Detection of fetal anomalies is not a perfect science, either. False-positive rates using ultrasounds to find structural abnormalities range from 5-20%, even into the third trimester. One study done on aborted fetal remains after a diagnosis of a fetal abnormality found 4% of the children had no abnormality and 11% of the children had less severe abnormalities than diagnosed. The most common over or misdiagnosed abnormality were brain and central nervous system disorders such as hydrocephalus. Other similar studies have shown similar results.
Genetic screening tests using maternal blood can also show false positives, leading women to consider and undergo an abortion when in reality, their baby may have no genetic anomaly at all. Genetic screens only tell the likelihood of the possibility of a genetic anomaly, they are not diagnoses.

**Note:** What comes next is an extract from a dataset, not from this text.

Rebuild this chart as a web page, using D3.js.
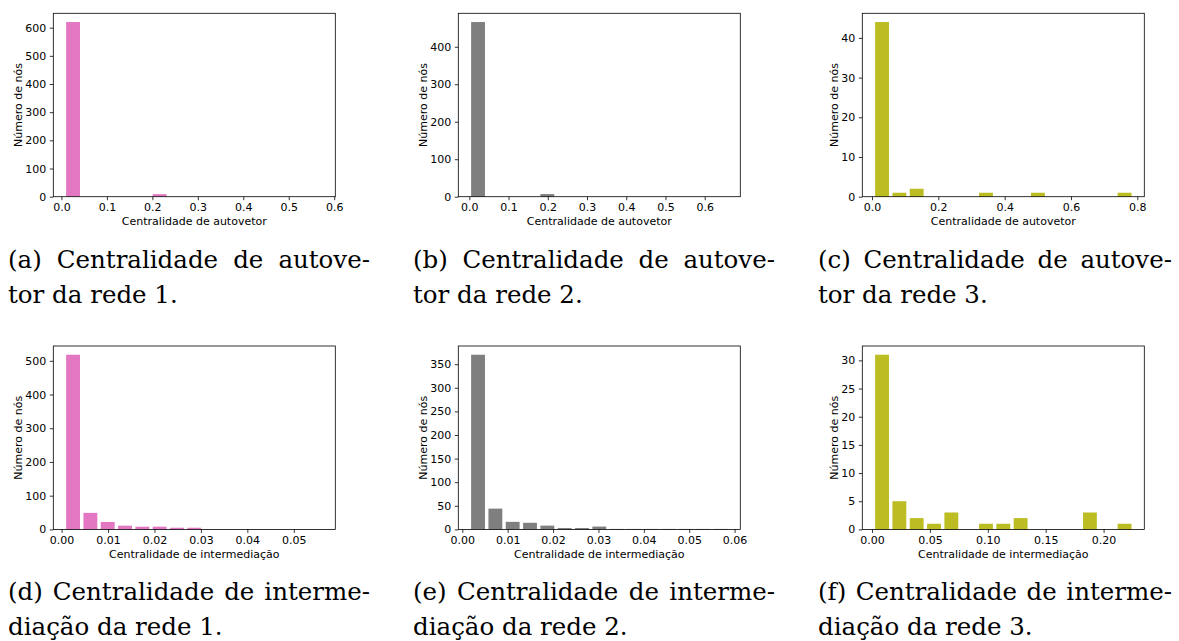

However, many women do not understand this fact because their doctors are not telling them or the doctors themselves do not understand the limitations of screens, and many women may be getting abortions done for fetal abnormalities when the child is perfectly healthy. Only more invasive diagnostic testing of fetal cells through amniocentesis or chorionic villus sampling is able to determine with great certainty if a human fetus has the disorder being tested for, and these tests can be very expensive.
We can confidently say the claim, abortions after 20 weeks are usually done to save the life of the woman and/or because of fatal fetal abnormalities, is categorically false. There is just no data to support it; in fact, there is data to the contrary. Even pro-abortion-choice websites, companies, and researchers cannot support this claim.
Let me be clear: none of this information should imply women seeking abortions so late in their pregnancy are consciously choosing to be selfish or are making these decisions lightly. For many women, the choice to undergo a late-term abortion may be very difficult, and they may have to deal with emotional and mental turmoil afterward.
Pro-life people need to remember that although we want to legislate against abortion because of what it is and what it does to a living human organism, we need to also support the women who feel an abortion at 21 or 24 or 32 weeks is their only option so they know their true options. We have studies showing us at least some women seeking a later abortion may be experiencing a lot of conflict in their personal lives and may be in a bad place financially or materially to take care of a child; for them, desperation may be driving their decision.
As mentioned earlier, an estimated 15,000 women — just in the United States — will have a late-term abortion done each year. What are we doing, legally, financially, materially, emotionally, and mentally, to help these women get the support and education they need at a very vulnerable time in their lives?
The views and opinions expressed in this article are those of the author and do not necessarily reflect the official position of Human Defense Initiative.